→ Work to complete:
All of the material below is to be repeated exactly.

(Source code of charts)
»»

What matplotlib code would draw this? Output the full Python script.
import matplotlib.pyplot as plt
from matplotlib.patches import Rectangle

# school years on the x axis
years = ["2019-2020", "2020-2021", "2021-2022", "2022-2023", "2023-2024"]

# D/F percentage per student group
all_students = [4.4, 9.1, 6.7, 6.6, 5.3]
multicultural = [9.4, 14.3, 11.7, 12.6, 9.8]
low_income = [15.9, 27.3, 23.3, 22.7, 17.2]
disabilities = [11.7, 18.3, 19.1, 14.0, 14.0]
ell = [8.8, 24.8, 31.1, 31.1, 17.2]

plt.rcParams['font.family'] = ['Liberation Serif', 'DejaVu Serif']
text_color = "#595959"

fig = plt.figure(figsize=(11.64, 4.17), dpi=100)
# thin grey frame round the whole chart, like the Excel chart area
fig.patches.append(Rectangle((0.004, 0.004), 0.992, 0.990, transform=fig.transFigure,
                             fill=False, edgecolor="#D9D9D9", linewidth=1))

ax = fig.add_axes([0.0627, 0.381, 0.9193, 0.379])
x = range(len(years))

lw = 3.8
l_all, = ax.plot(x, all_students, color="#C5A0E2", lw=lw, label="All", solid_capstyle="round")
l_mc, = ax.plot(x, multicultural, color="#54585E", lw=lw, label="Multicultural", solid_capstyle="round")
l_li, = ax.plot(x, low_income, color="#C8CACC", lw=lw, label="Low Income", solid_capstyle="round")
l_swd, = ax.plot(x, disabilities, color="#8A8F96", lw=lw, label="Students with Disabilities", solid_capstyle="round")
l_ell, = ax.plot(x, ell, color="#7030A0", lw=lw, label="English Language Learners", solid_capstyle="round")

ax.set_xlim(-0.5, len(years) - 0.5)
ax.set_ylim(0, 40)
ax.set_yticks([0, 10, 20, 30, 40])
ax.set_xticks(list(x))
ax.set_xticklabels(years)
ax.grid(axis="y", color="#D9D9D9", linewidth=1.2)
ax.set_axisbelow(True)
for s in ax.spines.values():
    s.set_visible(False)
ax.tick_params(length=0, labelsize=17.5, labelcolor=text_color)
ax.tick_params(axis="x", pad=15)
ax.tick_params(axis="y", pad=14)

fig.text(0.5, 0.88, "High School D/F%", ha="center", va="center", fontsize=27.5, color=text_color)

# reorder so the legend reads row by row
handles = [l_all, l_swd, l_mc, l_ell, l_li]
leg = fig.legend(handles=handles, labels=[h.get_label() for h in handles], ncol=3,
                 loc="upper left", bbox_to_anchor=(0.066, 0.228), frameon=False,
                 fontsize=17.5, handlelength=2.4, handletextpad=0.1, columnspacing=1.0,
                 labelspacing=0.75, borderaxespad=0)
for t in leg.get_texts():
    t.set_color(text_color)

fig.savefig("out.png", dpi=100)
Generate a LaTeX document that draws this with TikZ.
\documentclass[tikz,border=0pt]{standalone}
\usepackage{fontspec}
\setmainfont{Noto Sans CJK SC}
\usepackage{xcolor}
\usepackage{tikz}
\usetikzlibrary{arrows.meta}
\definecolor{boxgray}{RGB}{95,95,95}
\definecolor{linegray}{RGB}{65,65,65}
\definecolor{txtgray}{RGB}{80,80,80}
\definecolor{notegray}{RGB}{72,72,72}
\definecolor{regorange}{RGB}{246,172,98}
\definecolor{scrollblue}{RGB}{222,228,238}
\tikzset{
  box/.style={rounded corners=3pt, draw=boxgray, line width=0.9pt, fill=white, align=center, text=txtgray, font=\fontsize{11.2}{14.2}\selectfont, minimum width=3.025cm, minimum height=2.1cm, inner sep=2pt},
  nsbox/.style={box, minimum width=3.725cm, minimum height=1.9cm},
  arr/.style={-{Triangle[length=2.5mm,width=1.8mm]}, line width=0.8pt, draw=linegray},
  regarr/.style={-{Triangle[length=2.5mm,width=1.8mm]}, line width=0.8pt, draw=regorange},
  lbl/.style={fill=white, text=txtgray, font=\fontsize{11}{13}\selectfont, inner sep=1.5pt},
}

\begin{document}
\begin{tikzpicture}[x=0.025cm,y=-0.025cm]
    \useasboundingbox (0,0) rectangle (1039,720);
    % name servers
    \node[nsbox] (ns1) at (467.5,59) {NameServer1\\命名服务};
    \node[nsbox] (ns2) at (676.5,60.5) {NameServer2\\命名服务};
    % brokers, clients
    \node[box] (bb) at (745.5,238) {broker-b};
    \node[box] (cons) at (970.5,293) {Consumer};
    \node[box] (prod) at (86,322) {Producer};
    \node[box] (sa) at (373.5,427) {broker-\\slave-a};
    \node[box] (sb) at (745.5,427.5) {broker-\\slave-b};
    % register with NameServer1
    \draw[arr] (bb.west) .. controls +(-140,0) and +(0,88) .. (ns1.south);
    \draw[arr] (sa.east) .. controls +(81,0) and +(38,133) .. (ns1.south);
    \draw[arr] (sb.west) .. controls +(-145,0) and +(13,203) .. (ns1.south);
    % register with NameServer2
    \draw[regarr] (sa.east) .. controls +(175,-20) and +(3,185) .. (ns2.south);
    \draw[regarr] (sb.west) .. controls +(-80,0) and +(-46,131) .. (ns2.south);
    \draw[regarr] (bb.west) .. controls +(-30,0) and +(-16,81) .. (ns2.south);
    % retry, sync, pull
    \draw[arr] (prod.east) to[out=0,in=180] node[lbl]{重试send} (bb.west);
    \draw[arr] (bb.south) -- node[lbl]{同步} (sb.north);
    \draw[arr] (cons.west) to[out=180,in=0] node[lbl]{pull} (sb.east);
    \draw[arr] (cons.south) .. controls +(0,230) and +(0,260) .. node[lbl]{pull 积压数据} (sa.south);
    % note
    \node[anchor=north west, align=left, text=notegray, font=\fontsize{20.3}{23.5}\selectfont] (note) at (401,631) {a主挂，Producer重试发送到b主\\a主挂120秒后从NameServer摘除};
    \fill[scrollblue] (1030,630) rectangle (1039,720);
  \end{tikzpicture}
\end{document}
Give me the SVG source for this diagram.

««

→ Expected answer:
What matplotlib code would draw this? Output the full Python script.
import matplotlib.pyplot as plt
from matplotlib.patches import Rectangle

# school years on the x axis
years = ["2019-2020", "2020-2021", "2021-2022", "2022-2023", "2023-2024"]

# D/F percentage per student group
all_students = [4.4, 9.1, 6.7, 6.6, 5.3]
multicultural = [9.4, 14.3, 11.7, 12.6, 9.8]
low_income = [15.9, 27.3, 23.3, 22.7, 17.2]
disabilities = [11.7, 18.3, 19.1, 14.0, 14.0]
ell = [8.8, 24.8, 31.1, 31.1, 17.2]

plt.rcParams['font.family'] = ['Liberation Serif', 'DejaVu Serif']
text_color = "#595959"

fig = plt.figure(figsize=(11.64, 4.17), dpi=100)
# thin grey frame round the whole chart, like the Excel chart area
fig.patches.append(Rectangle((0.004, 0.004), 0.992, 0.990, transform=fig.transFigure,
                             fill=False, edgecolor="#D9D9D9", linewidth=1))

ax = fig.add_axes([0.0627, 0.381, 0.9193, 0.379])
x = range(len(years))

lw = 3.8
l_all, = ax.plot(x, all_students, color="#C5A0E2", lw=lw, label="All", solid_capstyle="round")
l_mc, = ax.plot(x, multicultural, color="#54585E", lw=lw, label="Multicultural", solid_capstyle="round")
l_li, = ax.plot(x, low_income, color="#C8CACC", lw=lw, label="Low Income", solid_capstyle="round")
l_swd, = ax.plot(x, disabilities, color="#8A8F96", lw=lw, label="Students with Disabilities", solid_capstyle="round")
l_ell, = ax.plot(x, ell, color="#7030A0", lw=lw, label="English Language Learners", solid_capstyle="round")

ax.set_xlim(-0.5, len(years) - 0.5)
ax.set_ylim(0, 40)
ax.set_yticks([0, 10, 20, 30, 40])
ax.set_xticks(list(x))
ax.set_xticklabels(years)
ax.grid(axis="y", color="#D9D9D9", linewidth=1.2)
ax.set_axisbelow(True)
for s in ax.spines.values():
    s.set_visible(False)
ax.tick_params(length=0, labelsize=17.5, labelcolor=text_color)
ax.tick_params(axis="x", pad=15)
ax.tick_params(axis="y", pad=14)

fig.text(0.5, 0.88, "High School D/F%", ha="center", va="center", fontsize=27.5, color=text_color)

# reorder so the legend reads row by row
handles = [l_all, l_swd, l_mc, l_ell, l_li]
leg = fig.legend(handles=handles, labels=[h.get_label() for h in handles], ncol=3,
                 loc="upper left", bbox_to_anchor=(0.066, 0.228), frameon=False,
                 fontsize=17.5, handlelength=2.4, handletextpad=0.1, columnspacing=1.0,
                 labelspacing=0.75, borderaxespad=0)
for t in leg.get_texts():
    t.set_color(text_color)

fig.savefig("out.png", dpi=100)
Generate a LaTeX document that draws this with TikZ.
\documentclass[tikz,border=0pt]{standalone}
\usepackage{fontspec}
\setmainfont{Noto Sans CJK SC}
\usepackage{xcolor}
\usepackage{tikz}
\usetikzlibrary{arrows.meta}
\definecolor{boxgray}{RGB}{95,95,95}
\definecolor{linegray}{RGB}{65,65,65}
\definecolor{txtgray}{RGB}{80,80,80}
\definecolor{notegray}{RGB}{72,72,72}
\definecolor{regorange}{RGB}{246,172,98}
\definecolor{scrollblue}{RGB}{222,228,238}
\tikzset{
  box/.style={rounded corners=3pt, draw=boxgray, line width=0.9pt, fill=white, align=center, text=txtgray, font=\fontsize{11.2}{14.2}\selectfont, minimum width=3.025cm, minimum height=2.1cm, inner sep=2pt},
  nsbox/.style={box, minimum width=3.725cm, minimum height=1.9cm},
  arr/.style={-{Triangle[length=2.5mm,width=1.8mm]}, line width=0.8pt, draw=linegray},
  regarr/.style={-{Triangle[length=2.5mm,width=1.8mm]}, line width=0.8pt, draw=regorange},
  lbl/.style={fill=white, text=txtgray, font=\fontsize{11}{13}\selectfont, inner sep=1.5pt},
}

\begin{document}
\begin{tikzpicture}[x=0.025cm,y=-0.025cm]
    \useasboundingbox (0,0) rectangle (1039,720);
    % name servers
    \node[nsbox] (ns1) at (467.5,59) {NameServer1\\命名服务};
    \node[nsbox] (ns2) at (676.5,60.5) {NameServer2\\命名服务};
    % brokers, clients
    \node[box] (bb) at (745.5,238) {broker-b};
    \node[box] (cons) at (970.5,293) {Consumer};
    \node[box] (prod) at (86,322) {Producer};
    \node[box] (sa) at (373.5,427) {broker-\\slave-a};
    \node[box] (sb) at (745.5,427.5) {broker-\\slave-b};
    % register with NameServer1
    \draw[arr] (bb.west) .. controls +(-140,0) and +(0,88) .. (ns1.south);
    \draw[arr] (sa.east) .. controls +(81,0) and +(38,133) .. (ns1.south);
    \draw[arr] (sb.west) .. controls +(-145,0) and +(13,203) .. (ns1.south);
    % register with NameServer2
    \draw[regarr] (sa.east) .. controls +(175,-20) and +(3,185) .. (ns2.south);
    \draw[regarr] (sb.west) .. controls +(-80,0) and +(-46,131) .. (ns2.south);
    \draw[regarr] (bb.west) .. controls +(-30,0) and +(-16,81) .. (ns2.south);
    % retry, sync, pull
    \draw[arr] (prod.east) to[out=0,in=180] node[lbl]{重试send} (bb.west);
    \draw[arr] (bb.south) -- node[lbl]{同步} (sb.north);
    \draw[arr] (cons.west) to[out=180,in=0] node[lbl]{pull} (sb.east);
    \draw[arr] (cons.south) .. controls +(0,230) and +(0,260) .. node[lbl]{pull 积压数据} (sa.south);
    % note
    \node[anchor=north west, align=left, text=notegray, font=\fontsize{20.3}{23.5}\selectfont] (note) at (401,631) {a主挂，Producer重试发送到b主\\a主挂120秒后从NameServer摘除};
    \fill[scrollblue] (1030,630) rectangle (1039,720);
  \end{tikzpicture}
\end{document}
Give me the SVG source for this diagram.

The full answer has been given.